Supercomputers of Combined Architecture

Yakov I. Fet
Supercomputer Software Department,
Computing Center RAS
Novosibirsk, Russia

Combined Architecture

The main objective of this work is the investigation of fundamental and applied aspects of high-performance computing systems of so-called Combined Architecture [1-3].

Why combined architecture ?

During the last period the architectures of supercomputers remained essentially unchanged: vector/pipeline systems (Cray Y-MP, Cray C90, NEC SX-3, etc.), and MIMD multiprocessors (TMC CM-5, KSR1, Intel XP/S, etc.), while the progress in performance has been achieved mostly by improving the physical characteristics of the integrated circuits.

However, the things are changing.

The sharp drop of government financing of high-performance computing compels the designers and vendors to seek for new applications of their complicated and expensive products. Instead of highest performance, most economic performance becomes the leading demand in the field.

The new application problems drawing the attention of specialists now are not limited by pure computations, but are rather based on quite different paradigms. These problems are usually characterized by their specific data types, algorithms, and implementation techniques. For different problems and various fragments of the same problem it is expedient to use features of different architectures. Utilization of a rigid architecture leads to a gap between the peak and the real performance.

In this situation it is natural to use more sophisticated ways of exploiting the rich resources of modern electronic components. One of such ways is supporting of computer hardware and software by specialized processors.

The idea of using specialized hardware in computer systems is actually not new. However, for a long time the technological and economical reasons were hampering the broad use of dedicated hardware in high-performance computing systems. Now, with the advent of modern FPGA devices and silicon compilers, these reasons fall away.

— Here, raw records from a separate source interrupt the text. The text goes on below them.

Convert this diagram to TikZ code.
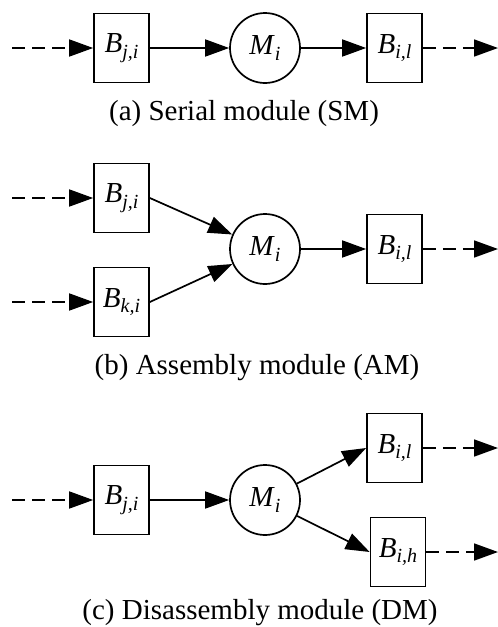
\documentclass[tikz,border=0pt]{standalone}
\usepackage{fontspec}
\setmainfont{Liberation Serif}
\usetikzlibrary{arrows.meta}

\newcommand\blbl[2]{\textit{#1}\raisebox{-0.2em}{\fontsize{20}{20}\selectfont\textit{#2}}}

\begin{document}
\begin{tikzpicture}[x=1pt, y=1pt,
buffer/.style={draw, line width=1.7pt, minimum width=55pt, minimum height=69pt, inner sep=0pt, font=\fontsize{29}{34}\selectfont},
machine/.style={draw, circle, line width=1.7pt, minimum size=70pt, inner sep=0pt, font=\fontsize{29}{34}\selectfont},
caption/.style={font=\fontsize{29}{34}\selectfont, inner sep=0pt},
flow/.style={line width=1.7pt, -{Triangle[length=24pt, width=17pt]}},
feed/.style={flow, dash pattern=on 13pt off 7pt}]

\useasboundingbox (0,0) rectangle (498,-627);

% (a) serial module
\node[buffer] (SMin) at (121.5,-48) {\blbl{B}{j,i}};
\node[machine] (SMm) at (265,-48) {\blbl{M}{i}};
\node[buffer] (SMout) at (394.5,-48) {\blbl{B}{i,l}};
\coordinate (SMsrc) at (12,-48);
\coordinate (SMdst) at (498,-48);
\node[caption] (SMcap) at (244,-114) {(a) Serial module (SM)};

\draw[feed] (SMsrc)--(SMin);
\draw[flow] (SMin)--(SMm);
\draw[flow] (SMm)--(SMout);
\draw[feed] (SMout)--(SMdst);

% (b) assembly module
\node[buffer] (AMin1) at (121.5,-198) {\blbl{B}{j,i}};
\node[buffer] (AMin2) at (121.5,-302) {\blbl{B}{k,i}};
\node[machine] (AMm) at (265,-249) {\blbl{M}{i}};
\node[buffer] (AMout) at (394.5,-249) {\blbl{B}{i,l}};
\coordinate (AMsrc1) at (12,-198);
\coordinate (AMsrc2) at (12,-302);
\coordinate (AMdst) at (498,-249);
\node[caption] (AMcap) at (257,-368) {(b) Assembly module (AM)};

\draw[feed] (AMsrc1)--(AMin1);
\draw[feed] (AMsrc2)--(AMin2);
\draw[flow] (AMin1.east)--(AMm);
\draw[flow] (AMin2.east)--(AMm);
\draw[flow] (AMm)--(AMout);
\draw[feed] (AMout)--(AMdst);

% (c) disassembly module
\node[buffer] (DMin) at (121.5,-500) {\blbl{B}{j,i}};
\node[machine] (DMm) at (265,-500) {\blbl{M}{i}};
\node[buffer] (DMout1) at (394.5,-448) {\blbl{B}{i,l}};
\node[buffer] (DMout2) at (398,-552) {\blbl{B}{i,h}};
\coordinate (DMsrc) at (12,-500);
\coordinate (DMdst1) at (498,-448);
\coordinate (DMdst2) at (498,-552);
\node[caption] (DMcap) at (260,-613) {(c) Disassembly module (DM)};

\draw[feed] (DMsrc)--(DMin);
\draw[flow] (DMin)--(DMm);
\draw[flow] (DMm)--(DMout1.west);
\draw[flow] (DMm)--(DMout2.west);
\draw[feed] (DMout1)--(DMdst1);
\draw[feed] (DMout2)--(DMdst2);

\end{tikzpicture}
\end{document}
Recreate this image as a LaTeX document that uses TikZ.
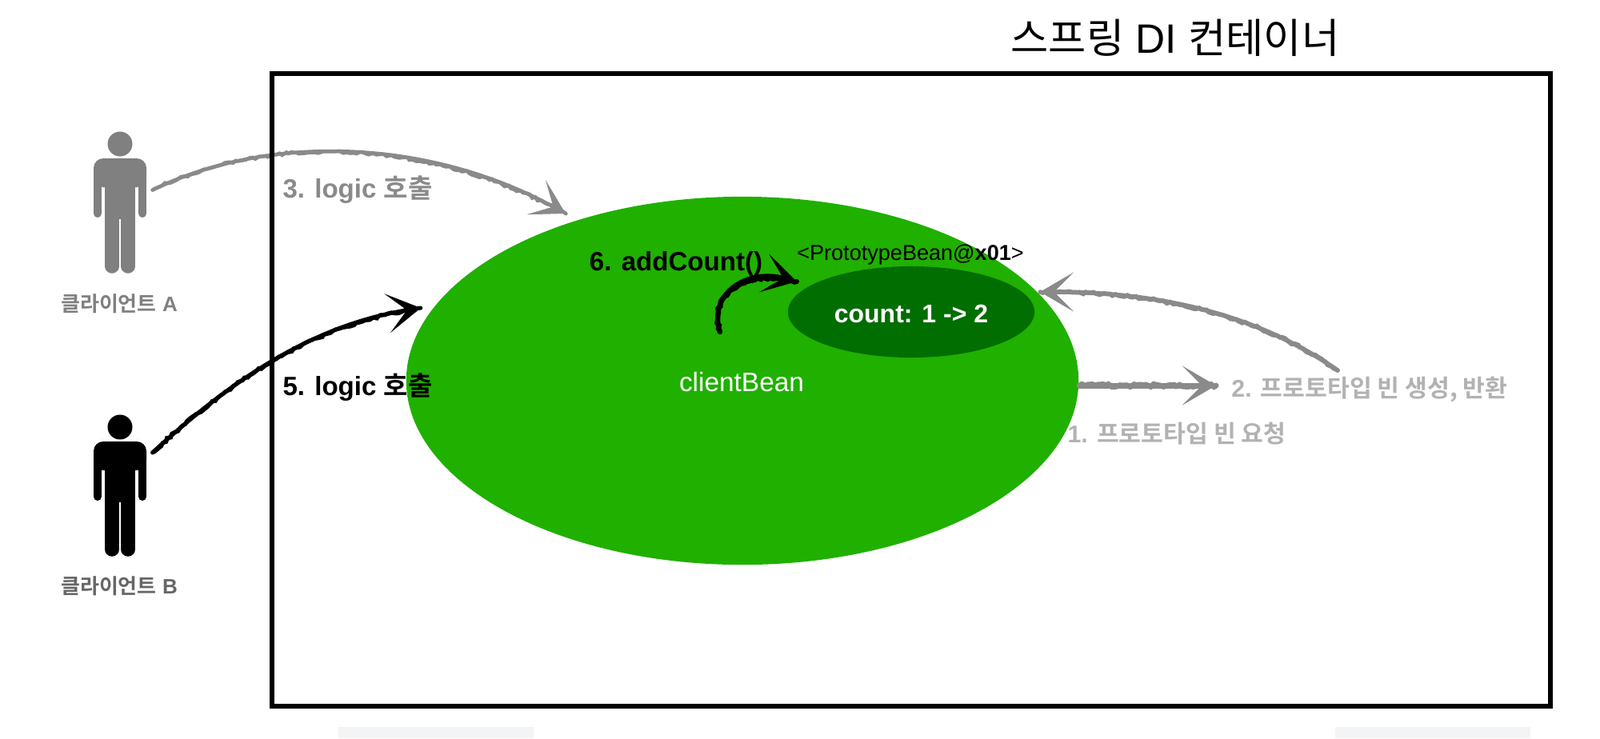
\documentclass[tikz,border=0pt]{standalone}
\usepackage{fontspec}
\setmainfont{Liberation Sans}
\newfontfamily\kr[BoldFont={Noto Sans CJK KR Bold}]{Noto Sans CJK KR}
\usetikzlibrary{arrows.meta,decorations.pathmorphing,shapes.geometric}

\definecolor{beanGreen}{HTML}{20B000}
\definecolor{countGreen}{HTML}{006E00}
\definecolor{callGray}{HTML}{8A8A8A}
\definecolor{noteGray}{HTML}{B2B2B2}
\definecolor{tabGray}{HTML}{F3F4F6}

\tikzset{
    boldlabel/.style={inner sep=0, font=\fontsize{9.4}{11}\selectfont\bfseries},
    notelabel/.style={inner sep=0, text=noteGray, font=\fontsize{8.6}{10}\selectfont\bfseries},
    clientlabel/.style={inner sep=0, font=\fontsize{7.4}{9}\selectfont\bfseries},
    clientbox/.style={inner sep=0, minimum width=0.8cm, minimum height=1.76cm},
    sketch/.style={line cap=round, -{Stealth[length=12pt, width=14pt, inset=7pt]}, postaction={draw, -, decorate, decoration={random steps, segment length=1.2pt, amplitude=0.45pt}}},
    person/.pic={
        \fill[#1] (0,-74) circle (15.5);
        \fill[#1, rounded corners=0.12cm] (-33,-56) rectangle (33,-20);
        \fill[#1] (-19,-40) rectangle (19,20);
        \draw[#1, line width=0.1cm, line cap=round] (-28,-40) -- (-28,13);
        \draw[#1, line width=0.1cm, line cap=round] (28,-40) -- (28,13);
        \draw[#1, line width=0.175cm, line cap=round] (-10,0) -- (-10,79);
        \draw[#1, line width=0.175cm, line cap=round] (10,0) -- (10,79);
    }
}

\begin{document}
\begin{tikzpicture}[x=0.01cm, y=-0.01cm]
    \useasboundingbox (0,0) rectangle (2000,923);

    % tabs under the frame
    \fill[tabGray] (423,909) rectangle (667,923);
    \fill[tabGray] (1669,909) rectangle (1913,923);

    \node[clientbox] (clientA) at (150,254) {};
    \node[clientbox] (clientB) at (150,608) {};
    \pic at (clientA) {person=gray};
    \pic at (clientB) {person=black};

    \coordinate (logicA) at (707,267);
    \draw[callGray, line width=0.045cm, sketch] (clientA.22) .. controls (340,165) and (540,175) .. (logicA);

    \node[draw, line width=0.06cm, minimum width=15.98cm, minimum height=7.91cm] (container) at (1139,487.5) {};
    \node[font=\fontsize{14.6}{17}\selectfont, inner sep=0] (title) at (1469,47) {{\kr 스프링} DI {\kr 컨테이너}};

    \node[ellipse, fill=beanGreen, minimum width=8.4cm, minimum height=4.6cm, inner sep=0] (clientBean) at (928,476) {};
    \node[ellipse, fill=countGreen, minimum width=3.08cm, minimum height=1.14cm, inner sep=0] (prototypeBean) at (1139,390) {};

    \node[boldlabel, text=white, font=\fontsize{9.1}{11}\selectfont\bfseries] (count) at (1139,392) {count: 1 -> 2};
    \node[inner sep=0, text=white, font=\fontsize{9.5}{11}\selectfont] (beanName) at (927,478) {clientBean};
    \node[inner sep=0, font=\fontsize{7.7}{10}\selectfont] (beanId) at (1138,318) {<PrototypeBean@\textbf{x01}>};

    \node[clientlabel, text=gray] (labelA) at (149,380) {{\kr 클라이언트} A};
    \node[clientlabel, text=black!60] (labelB) at (149,733) {{\kr 클라이언트} B};
    \node[boldlabel, text=callGray] (logic3) at (447,237) {3. logic {\kr 호출}};
    \node[boldlabel] (logic5) at (447,484) {5. logic {\kr 호출}};
    \node[boldlabel] (add6) at (845,330) {6. addCount()};
    \node[notelabel] (note2) at (1712,487) {2. {\kr 프로토타입 빈 생성, 반환}};
    \node[notelabel] (note1) at (1471,542) {1. {\kr 프로토타입 빈 요청}};

    \coordinate (logicB) at (526,385);
    \coordinate (addFrom) at (900,415);
    \coordinate (addTo) at (996,352);
    \coordinate (backFrom) at (1672,463);
    \coordinate (backTo) at (1300,365);
    \coordinate (askFrom) at (1349,482);
    \coordinate (askTo) at (1520,482);

    \draw[black, line width=0.05cm, sketch] (clientB.46) .. controls (300,465) and (400,405) .. (logicB);
    \draw[black, line width=0.06cm, sketch] (addFrom) .. controls (885,370) and (930,335) .. (addTo);
    \draw[callGray, line width=0.055cm, sketch] (backFrom) .. controls (1560,385) and (1430,365) .. (backTo);
    \draw[callGray, line width=0.07cm, sketch] (askFrom) -- (askTo);
\end{tikzpicture}
\end{document}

In our opinion, the only important problem is to find an integral frame of utilizing different specialized processors. The combined architecture provides such a frame, as well as an appropriate methodology of selection of the types of processors.

Combined Architecture (Figure 1) is a cooperation of a highly parallel host computer with a set of specialized processors or Hardware Modules, HMs. In this architecture, solving of any problem is considered as interaction of several processes, so that execution of each process is delegated to a specialized subsystem, most efficient in implementation of this process. The subsystems are controlled in such a way that their balanced operation might be ensured, and special complementing features of subsystems might be best exploited. For each subsystem a structure is chosen which best corresponds to the function it should perform.

The hardware modules are connected with the host by a suitable interconnection network.

At choosing the architecture of subsystems, the following considerations should be taken into account.

In the combined architecture, the main working load of the processing is delegated to the coprocessors. Hence, the requirements to the performance of the basic computer can be moderate. However, in order to ensure the effective interaction between the subsystems and the necessary data flows, this computer should have a sufficiently high degree of parallelism, a large capacity of the main memory, and an adequate software.

At the same time, in view of the general objectives of the system, extremely high demands should be made to the performance of each coprocessor. It means that special care is needed in selection of the structures of coprocessors. The most suitable architecture for the basic subsystem seems to be the fine-grained SIMD similar to DAP, or CM [4]. These computers fit the above mentioned requirements (memory size, parallelism, etc.), while they are much cheaper of the other parallel systems because of using simple single-bit processing elements.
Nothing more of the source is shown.